No guesses, please. Have googled to no avail… Cheers
If the printer detects it may have skipped steps due to hitting the print or something else causing it to by monitoring the motor current/load, it will home X & Y and continue to print to make sure there is no layer shift.
In the printing process, the machine will automatically calibrate the XY position and restore it as much as possible when it detects that there is a layer staggering or the XY axis position deviates.
Just for my curiosity… how can XY be calibrated once the print has startet? Does it use the lidar during print as well or does it use endpoints?
By homing X/Y it knows its position.
Please take the descirption in release note as a reference.
13. [System] Added support for automatic recovery after losing printing steps (Experimental function, turned off by default).
When printing under high acceleration or if the excess chute is blocked by pileup, there are risks that the XY motor will skip steps during printing. When the printer is homing, it will monitor the load of the XY motors to determine if the tool head has reached the end stop. Now, we use the same method to monitor the step skipping during printing. If skipped steps are detected, the printer will pause the print and do an XY-axis homing, then resume the print. This is an experimental function and is turned off by default. If you want to try it, you can turn it on on the print options page.
Why is this feature turned off by default? Are there known issues that can occur when using it?
I imagine due to being a new feature, they want to make people aware it’s turned on incase they see any issues. I imagine after a while they are happy with the results they will make it default.
I have this function enabled (just because it seemed like a good idea), and I usually print at normal speed. Yesterday I was printing a test piece where I didn’t really care about quality, I just wanted it done quickly. Hence I set the speed to sport during print, and while observing the printer I noticed that quite often it paused and went to home X and Y. Setting the speed to ludicrous made it happen somewhat more frequently. There was no nozzle crashes or anything like that, so it didn’t really look like it was skipping steps, but I could not say for certain.
I guess that the observed behaviour was due to this function, but it makes me wonder whether these higher speeds are really that useful. It would waste quite a bit of time on all the repeated homing pauses during the print, and hence the effective speed gain is a bit lower.
What are other people’s experience with this function?
I have tested this out and I didn’t have any issues in sport mode but did in Ludacris mode. When this was occurring I notice it was when it was traveling along my model at it’s longest point not extruding filament. The max acceleration speed for air moves must of been pretty fast then it coming to a halt is where it would starting printing again would stop and home. It did that ever time in the exact same spot.
I found the max acceleration speed definitely peaked but the speed reduction to halt to a point was not very good. It left an imperfection in my one 7" articulating cat I made for my daughter. I now only print at the standard speed and might use the sport mode every once and a while.
It is great function and definitely working well,
I have checked many times.
Can’t wait for it to be “enabled” by default.
I’m just noticing this option and other comments about speed setting issues.

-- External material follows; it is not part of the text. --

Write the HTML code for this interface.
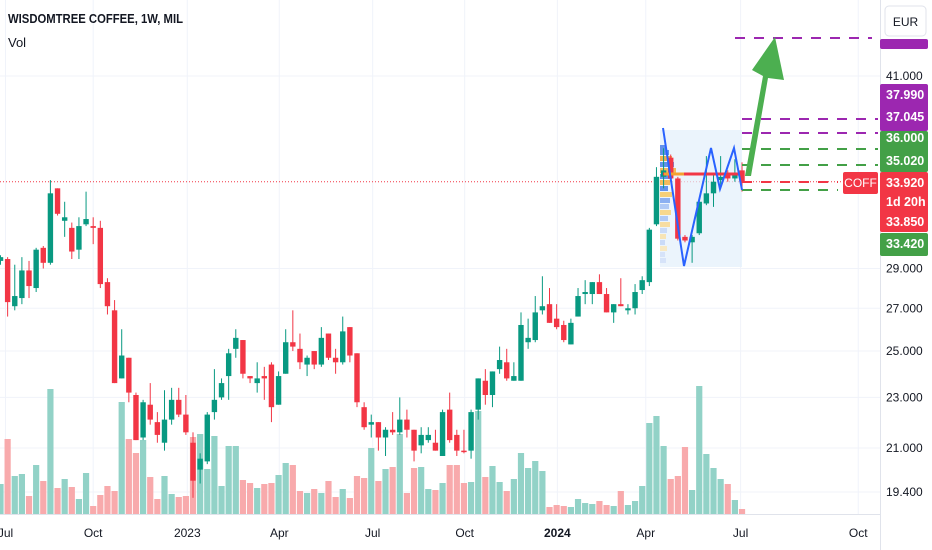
<!DOCTYPE html>
<html><head><meta charset="utf-8">
<style>
html,body{margin:0;padding:0;background:#fff;width:932px;height:550px;overflow:hidden}
svg{display:block;font-family:"Liberation Sans",sans-serif}
</style></head>
<body>
<svg id="chart" width="932" height="550" viewBox="0 0 932 550" xmlns="http://www.w3.org/2000/svg">
<g id="grid"></g>
<g id="vol"></g>
<rect x="660" y="130" width="82" height="137" fill="#e3effb" opacity="0.7"/>
<g id="profile"></g>
<g id="candles"></g>
<g id="overlay"></g>
<g id="axis"></g>
<g id="taxis"></g>
<text x="8" y="23" font-size="12.5" font-weight="bold" fill="#131722" textLength="175" lengthAdjust="spacingAndGlyphs">WISDOMTREE COFFEE, 1W, MIL</text>
<text x="8" y="47" font-size="13" fill="#131722">Vol</text>
<rect x="885" y="6" width="41" height="30" rx="4" fill="#fff" stroke="#e0e3eb"/>
<text x="905.5" y="26" font-size="12" text-anchor="middle" fill="#131722">EUR</text>
</svg>
<script>
const opens=[29.4,29.5,27.1,27.5,28.9,28.0,30.1,29.3,33.5,31.6,31.2,30.0,31.4,31.3,31.2,28.3,26.9,23.8,24.7,23.1,21.4,22.7,22.0,21.2,22.1,22.9,22.3,21.2,20.2,20.5,22.4,23.0,23.9,25.1,25.5,23.9,23.6,23.9,24.4,22.7,24.0,25.4,25.1,24.4,25.0,24.4,25.8,24.7,24.5,26.1,24.9,22.6,21.9,22.0,21.4,21.7,21.6,22.1,21.7,21.1,21.3,21.2,20.7,22.5,21.5,20.9,20.9,22.5,23.7,23.1,24.2,24.5,23.7,23.7,25.4,25.5,26.9,27.2,26.5,26.2,25.3,26.6,27.7,27.7,28.3,27.7,26.8,27.2,26.9,27.0,27.9,28.3,31.4,34.2,35.4,34.1,30.7,30.4,30.9,32.6,33.2,34.0,34.3,34.1,34.6];
const highs=[29.7,29.6,29.2,29.6,29.4,30.1,30.2,34.0,33.5,32.7,31.5,31.8,33.3,31.8,31.6,28.5,27.4,26.0,24.7,23.2,22.9,23.6,22.4,23.3,23.4,23.4,23.1,21.6,20.8,22.4,24.2,23.8,25.1,26.0,25.5,23.9,24.5,24.3,24.5,24.1,26.0,26.9,25.8,24.8,25.0,26.1,25.8,25.1,26.6,26.1,24.9,22.8,22.3,22.0,21.8,22.4,23.0,22.5,21.7,21.8,21.8,21.7,22.5,23.2,21.7,21.7,22.5,23.8,24.2,24.1,25.2,25.1,24.5,26.8,26.5,27.6,28.6,28.0,27.2,26.4,26.5,28.0,28.4,28.3,28.7,28.0,27.2,28.5,27.2,28.2,28.6,31.2,34.8,36.0,35.6,34.2,30.8,30.8,32.8,35.5,34.3,35.5,34.6,35.3,35.1];
const lows=[29.2,26.6,26.9,27.2,27.5,27.8,29.0,29.2,31.9,30.7,29.5,29.5,31.3,30.3,28.0,26.7,23.6,23.8,22.8,21.3,21.3,21.9,21.2,20.9,21.9,22.2,21.5,19.2,19.7,20.4,22.1,22.9,22.9,24.7,23.8,23.6,23.2,22.9,22.0,22.7,24.0,25.0,24.2,23.9,24.2,24.3,24.6,24.0,24.4,24.5,22.6,21.7,21.4,20.9,20.7,21.5,21.5,21.4,20.5,20.8,21.2,20.9,20.7,21.2,20.7,20.8,20.6,22.1,22.7,22.6,24.0,23.7,23.7,23.7,25.1,25.4,26.7,26.3,26.0,25.4,25.3,26.6,27.2,27.2,27.7,26.8,26.3,27.1,26.7,26.7,27.7,28.1,31.3,33.5,33.9,30.5,30.4,29.3,30.8,32.5,32.4,33.5,33.9,33.9,33.3];
const closes=[29.6,27.3,27.6,28.9,28.1,30.0,29.3,33.2,32.0,31.8,29.9,31.3,31.7,31.2,28.2,27.1,23.6,24.8,23.2,21.3,22.8,22.1,21.5,22.1,22.9,22.3,21.6,19.8,20.6,22.3,22.9,23.6,24.9,25.6,24.0,23.8,23.8,23.8,22.6,23.9,25.4,25.2,24.5,24.7,24.4,25.6,24.7,24.5,25.9,24.8,22.8,21.8,22.0,21.4,21.7,21.6,22.1,21.7,20.9,21.5,21.5,20.9,22.4,21.3,20.9,20.85,22.4,23.8,23.1,24.1,24.6,23.8,23.9,26.2,25.6,26.8,27.1,26.3,26.1,25.5,26.3,27.6,27.8,28.3,27.7,26.8,27.2,27.1,27.0,27.8,28.4,31.1,34.2,34.6,34.1,30.6,30.5,30.7,32.7,33.2,33.9,34.2,34.1,34.4,33.9];
const volumes=[30,75,38,40,18,49,33,125,26,35,27,15,41,8,19,28,23,112,75,61,74,37,15,38,20,17,18,77,80,45,78,28,68,68,34,31,26,30,31,39,51,49,23,21,25,21,33,17,25,16,38,36,66,33,45,47,80,21,46,47,25,24,31,49,49,31,32,103,37,48,32,23,35,61,46,53,43,7,9,8,7,15,11,10,13,9,8,23,9,13,28,91,98,68,35,38,67,24,128,60,46,35,30,14,5];
const priceTicks=[41,29,27,25,23,21,19.4];
const priceTickLabels=["41.000","29.000","27.000","25.000","23.000","21.000","19.400"];
const timeLabels=["Jul","Oct","2023","Apr","Jul","Oct","2024","Apr","Jul","Oct"];
const timeIdx=[0.7,13,26.2,39.1,52.2,65.1,78.1,90.5,103.8,120.3];

const NS="http://www.w3.org/2000/svg";
const STEP=7.13;
function xAt(i){return 0.5+i*STEP;}
function yAt(p){return 76+(Math.log(41)-Math.log(p))*556;}
function vy(v){return 514-v;}
function mk(tag,attrs,parent){const e=document.createElementNS(NS,tag);for(const k in attrs)e.setAttribute(k,attrs[k]);parent.appendChild(e);return e;}
const G="#089981",R="#F23645";
const grid=document.getElementById('grid');
priceTicks.forEach(p=>{const l=mk('line',{x1:0,x2:880,y1:yAt(p),y2:yAt(p),stroke:'#f0f3fa','stroke-width':1},grid);

});
timeIdx.forEach(t=>{const l=mk('line',{x1:xAt(t),x2:xAt(t),y1:0,y2:514,stroke:'#f0f3fa','stroke-width':1},grid);

});
const cp=mk('line',{x1:0,x2:843,y1:yAt(closes[closes.length-1]),y2:yAt(closes[closes.length-1]),stroke:R,'stroke-width':1,'stroke-dasharray':'1 2'},grid);


mk('line',{x1:0,x2:880,y1:514.5,y2:514.5,stroke:'#e0e3eb'},grid);
mk('line',{x1:880.5,x2:880.5,y1:0,y2:550,stroke:'#e0e3eb'},grid);

const vol=document.getElementById('vol');
volumes.forEach((v,i)=>{const up=closes[i]>=opens[i];
const r=mk('rect',{x:xAt(i)-3.1,y:vy(v),width:6.2,height:v,fill:up?'#92d2c7':'#f8aaac'},vol);

});

const cg=document.getElementById('candles');
opens.forEach((o,i)=>{const c=closes[i],up=c>=o,col=up?G:R,x=xAt(i);
const g=mk('g',{},cg);


mk('line',{x1:x,x2:x,y1:yAt(highs[i]),y2:yAt(lows[i]),stroke:col,'stroke-width':1},g);
const t=yAt(Math.max(o,c)),b=yAt(Math.min(o,c));
mk('rect',{x:x-2.7,y:t,width:5.4,height:Math.max(1.5,b-t),fill:col},g);});

const prof=document.getElementById('profile');
const rows=[[145,6,'#4a7fe8'],[150,9,'#4a7fe8'],[156,12,'#f0a030'],[162,14,'#4a7fe8'],[168,16,'#f5b040'],[174,12,'#4a7fe8'],[180,10,'#f5b040'],[186,8,'#4a7fe8'],[192,12,'#f7c860'],[198,10,'#7aa3f0'],[204,9,'#a6c2f5'],[210,11,'#f9d27a'],[216,8,'#a6c2f5'],[222,10,'#f9d890'],[228,7,'#c4d6f7'],[234,6,'#f9e0a8'],[240,5,'#c4d6f7'],[246,7,'#fae6b8'],[252,5,'#d2dff8'],[258,6,'#d2dff8']];
rows.forEach(r=>{const e=mk('rect',{x:660,y:r[0],width:r[1],height:5,fill:r[2],opacity:0.85},prof);

});

const ov=document.getElementById('overlay');
function dash(y,x1,x2,col,name){const l=mk('line',{x1:x1,x2:x2,y1:y,y2:y,stroke:col,'stroke-width':2,'stroke-dasharray':'10 9'},ov);}
dash(38,735,872,'#9c27b0','target-line-top');
dash(119,742,878,'#9c27b0','target-line-37990');
dash(133,742,878,'#9c27b0','target-line-37045');
dash(149,742,878,'#43a047','level-line-36000');
dash(165,742,878,'#43a047','level-line-35020');
dash(182,742,838,'#F23645','level-line-33920');
dash(190,742,838,'#43a047','level-line-33420');
const poc=mk('line',{x1:663,x2:742,y1:174,y2:174,stroke:'#F23645','stroke-width':3},ov);


mk('line',{x1:664,x2:684,y1:174,y2:174,stroke:'#f5a030','stroke-width':3},ov);
const zz=mk('polyline',{points:'663,128 684,266 711,148 720,189 734,148 742,190',fill:'none',stroke:'#2962ff','stroke-width':2},ov);


const ar=mk('polygon',{points:'745,176 751,176 768,78 784,80 775,37 752,70 763,76',fill:'#4caf50'},ov);



const ax=document.getElementById('axis');
priceTicks.forEach((p,i)=>{const t=mk('text',{x:886,y:yAt(p)+4,'font-size':12,fill:'#131722'},ax);t.textContent=priceTickLabels[i];

});
function lab(y1,y2,col,lines,name){const g=mk('g',{},ax);
mk('rect',{x:880,y:y1,width:48,height:y2-y1,fill:col,rx:2},g);
lines.forEach(l=>{const t=mk('text',{x:886,y:l[1]+4,'font-size':12.5,'font-weight':'bold',fill:'#fff'},g);t.textContent=l[0];});}
lab(39,49,'#9c27b0',[],'target-price-label');
lab(84,131,'#9c27b0',[['37.990',95],['37.045',117]],'purple-price-labels');
lab(131,172,'#43a047',[['36.000',138],['35.020',161]],'green-price-labels');
lab(172,232,'#F23645',[['33.920',183],['1d 20h',202],['33.850',222]],'last-price-label');
lab(233,256,'#43a047',[['33.420',244]],'support-price-label');
const cb=mk('rect',{x:843,y:172,width:35,height:22,fill:'#F23645',rx:2},ax);


const ct=mk('text',{x:860.5,y:187,'font-size':12,fill:'#fff','text-anchor':'middle'},ax);ct.textContent='COFF';

const ta=document.getElementById('taxis');
timeLabels.forEach((l,i)=>{const t=mk('text',{x:xAt(timeIdx[i]),y:537,'font-size':12,fill:'#131722','text-anchor':'middle','font-weight':l==='2024'?'bold':'normal'},ta);t.textContent=l;

});
</script>
</body></html>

@rocky.chen It seems bambu needs to tune this setting perhaps with different settings or sensitivity for each speed profile?
Note that i haven’t tried it myself yet, so if this is already done in the current firmware, it would be nice to mention it. I couldn’t find any reference to thus setting in the X1 wiki docs, so that’s why I searched here and found this thread.
someone turned off my printer while it was printing. Does step loss make it so that you can continue that print?
Welcome to the forum! No, what you’re looking for is “Power loss recovery”. When the printer was turned back on it should have asked you if you want to continue the print. If the printer was off long enough that the bed cooled down there’s a good change the model isn’t going to stay put on the plate though.